• WHAT IS NEEDED:
Find every line in the records below that contains the word "this", and copy each such line.

start RECORDS TO USE

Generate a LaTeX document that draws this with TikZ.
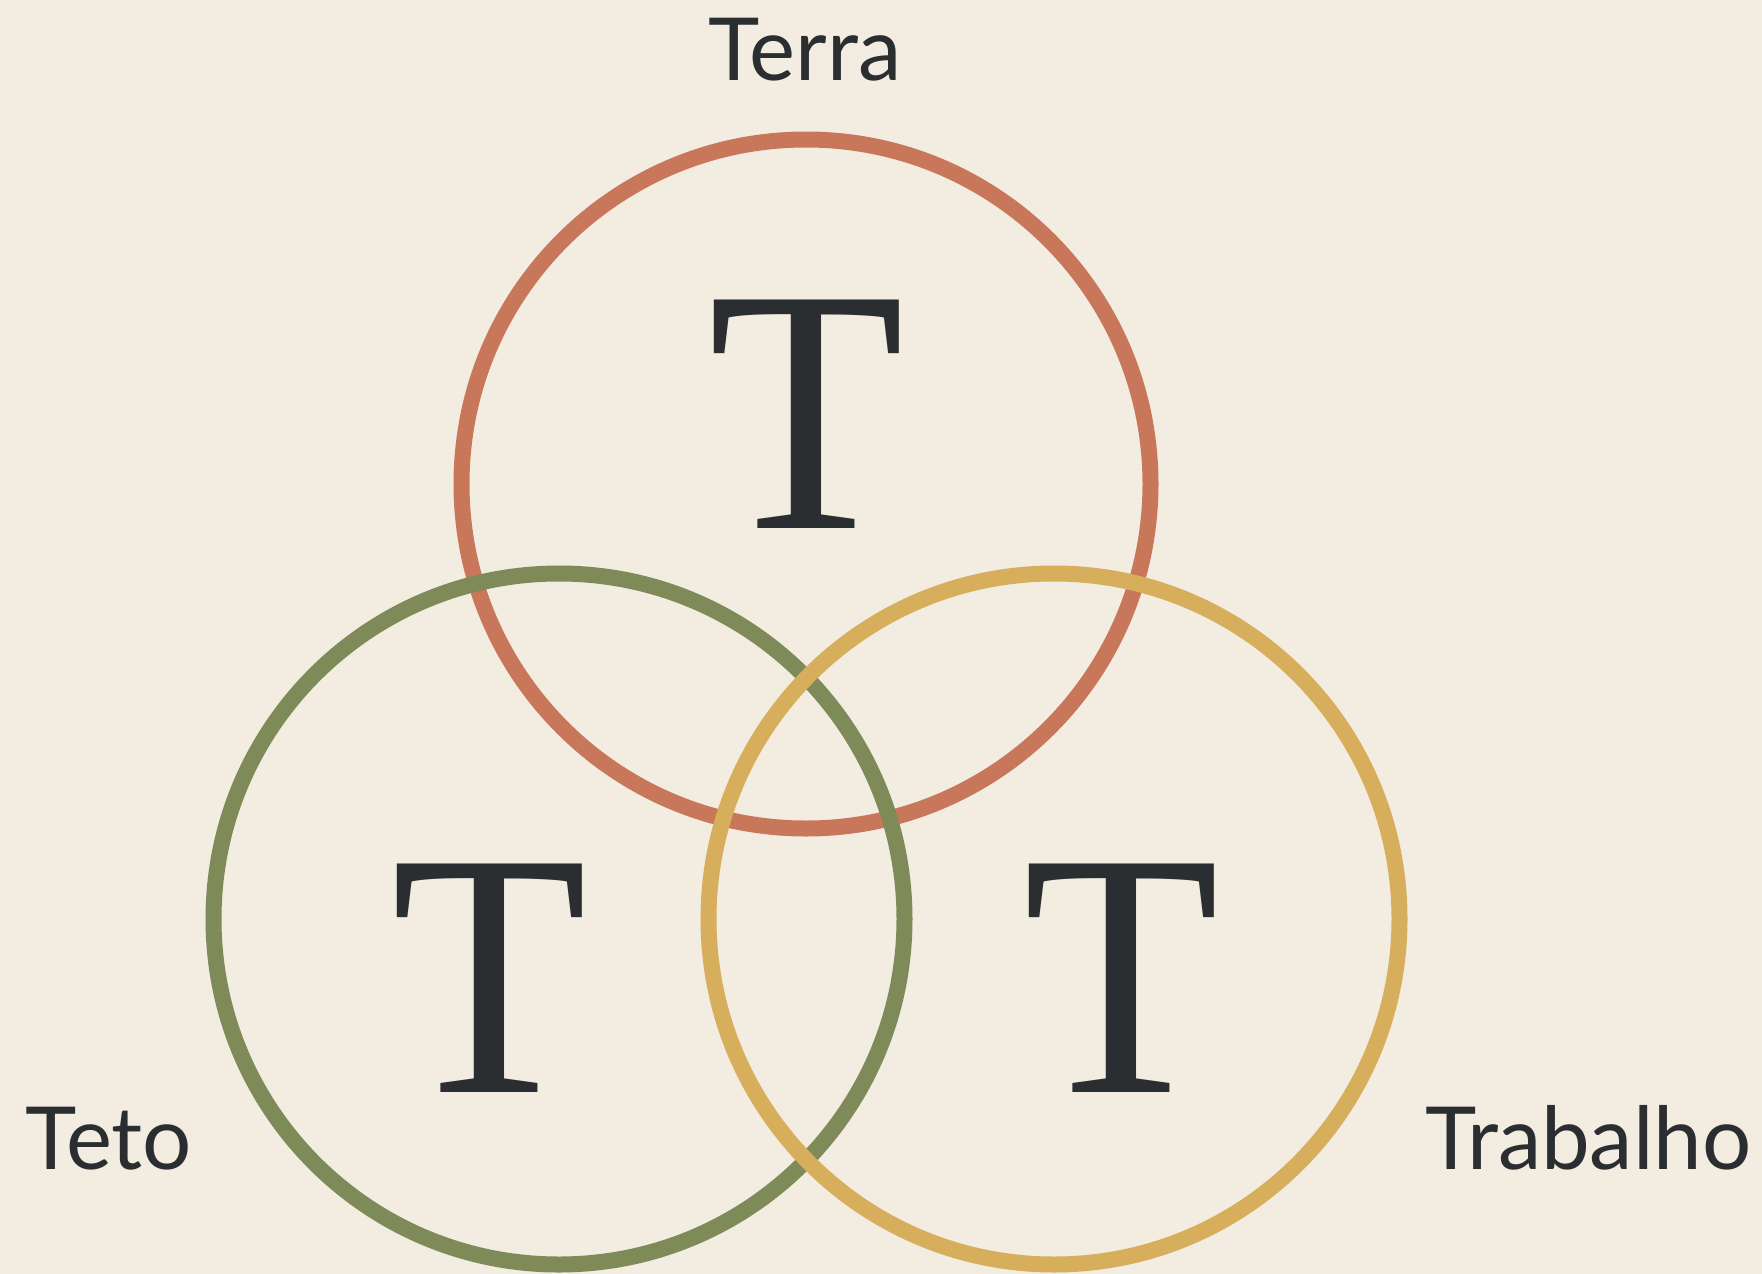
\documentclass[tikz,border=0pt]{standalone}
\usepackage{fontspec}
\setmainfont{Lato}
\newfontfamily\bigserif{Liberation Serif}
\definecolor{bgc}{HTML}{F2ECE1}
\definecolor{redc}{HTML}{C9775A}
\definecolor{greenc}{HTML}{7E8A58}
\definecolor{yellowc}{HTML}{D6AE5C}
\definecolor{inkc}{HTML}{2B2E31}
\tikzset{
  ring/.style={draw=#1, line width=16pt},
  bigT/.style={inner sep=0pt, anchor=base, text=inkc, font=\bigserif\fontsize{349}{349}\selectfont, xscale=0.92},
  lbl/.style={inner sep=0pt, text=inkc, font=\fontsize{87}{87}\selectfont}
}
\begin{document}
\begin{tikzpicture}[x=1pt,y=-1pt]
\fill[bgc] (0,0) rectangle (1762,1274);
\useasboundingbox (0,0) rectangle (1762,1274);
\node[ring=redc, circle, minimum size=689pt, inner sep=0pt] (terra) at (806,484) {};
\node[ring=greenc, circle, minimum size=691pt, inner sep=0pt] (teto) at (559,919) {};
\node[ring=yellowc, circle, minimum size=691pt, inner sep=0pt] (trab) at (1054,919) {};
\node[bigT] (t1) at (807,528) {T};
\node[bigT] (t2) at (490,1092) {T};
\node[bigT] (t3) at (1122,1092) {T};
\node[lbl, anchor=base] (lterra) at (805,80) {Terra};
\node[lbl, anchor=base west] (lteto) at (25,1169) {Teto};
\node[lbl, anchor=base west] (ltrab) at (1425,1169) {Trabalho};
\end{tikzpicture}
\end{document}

end RECORDS TO USE
start RECORDS TO USE

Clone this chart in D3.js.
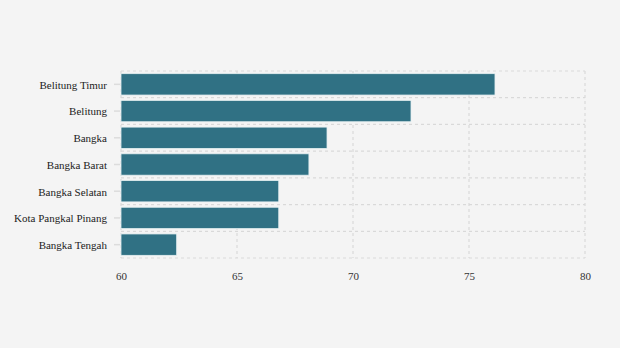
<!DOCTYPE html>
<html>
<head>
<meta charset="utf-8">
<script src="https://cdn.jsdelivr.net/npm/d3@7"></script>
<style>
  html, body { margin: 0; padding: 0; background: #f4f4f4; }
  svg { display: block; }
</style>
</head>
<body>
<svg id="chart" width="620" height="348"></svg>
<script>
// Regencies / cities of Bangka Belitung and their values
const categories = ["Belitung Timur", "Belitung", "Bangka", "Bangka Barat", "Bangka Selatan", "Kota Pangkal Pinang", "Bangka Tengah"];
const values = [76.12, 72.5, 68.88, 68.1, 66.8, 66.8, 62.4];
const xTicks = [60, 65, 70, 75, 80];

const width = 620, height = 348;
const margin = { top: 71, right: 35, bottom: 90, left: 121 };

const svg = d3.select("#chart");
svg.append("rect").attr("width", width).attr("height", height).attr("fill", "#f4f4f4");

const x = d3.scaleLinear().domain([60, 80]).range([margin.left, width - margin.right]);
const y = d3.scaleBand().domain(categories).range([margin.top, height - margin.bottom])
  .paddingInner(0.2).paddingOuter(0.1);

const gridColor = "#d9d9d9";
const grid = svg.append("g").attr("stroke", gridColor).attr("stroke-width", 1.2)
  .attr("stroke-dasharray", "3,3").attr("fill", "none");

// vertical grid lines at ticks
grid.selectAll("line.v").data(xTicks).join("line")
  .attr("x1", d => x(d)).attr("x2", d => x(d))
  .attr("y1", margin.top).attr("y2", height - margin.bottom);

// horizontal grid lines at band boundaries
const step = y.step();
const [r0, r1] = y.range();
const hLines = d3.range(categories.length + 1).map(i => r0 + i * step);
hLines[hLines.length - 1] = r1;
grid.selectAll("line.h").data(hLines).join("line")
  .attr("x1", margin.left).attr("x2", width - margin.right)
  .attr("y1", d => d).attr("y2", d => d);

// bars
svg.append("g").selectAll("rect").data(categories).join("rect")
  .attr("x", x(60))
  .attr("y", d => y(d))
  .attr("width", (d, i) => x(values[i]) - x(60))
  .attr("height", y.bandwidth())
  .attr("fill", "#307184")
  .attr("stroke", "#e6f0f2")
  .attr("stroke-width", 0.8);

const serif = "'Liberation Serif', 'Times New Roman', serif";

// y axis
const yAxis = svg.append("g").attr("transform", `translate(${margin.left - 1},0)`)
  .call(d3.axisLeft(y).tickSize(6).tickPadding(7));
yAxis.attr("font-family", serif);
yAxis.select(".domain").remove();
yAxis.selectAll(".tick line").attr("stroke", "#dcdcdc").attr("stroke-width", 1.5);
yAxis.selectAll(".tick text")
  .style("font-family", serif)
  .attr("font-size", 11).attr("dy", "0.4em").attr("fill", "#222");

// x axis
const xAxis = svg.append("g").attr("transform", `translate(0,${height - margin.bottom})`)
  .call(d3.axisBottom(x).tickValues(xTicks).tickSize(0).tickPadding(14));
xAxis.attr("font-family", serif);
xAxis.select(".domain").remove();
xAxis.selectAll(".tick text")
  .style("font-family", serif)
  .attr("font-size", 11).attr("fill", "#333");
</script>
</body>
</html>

end RECORDS TO USE

• THE OUTPUT:
Generate a LaTeX document that draws this with TikZ.
Clone this chart in D3.js.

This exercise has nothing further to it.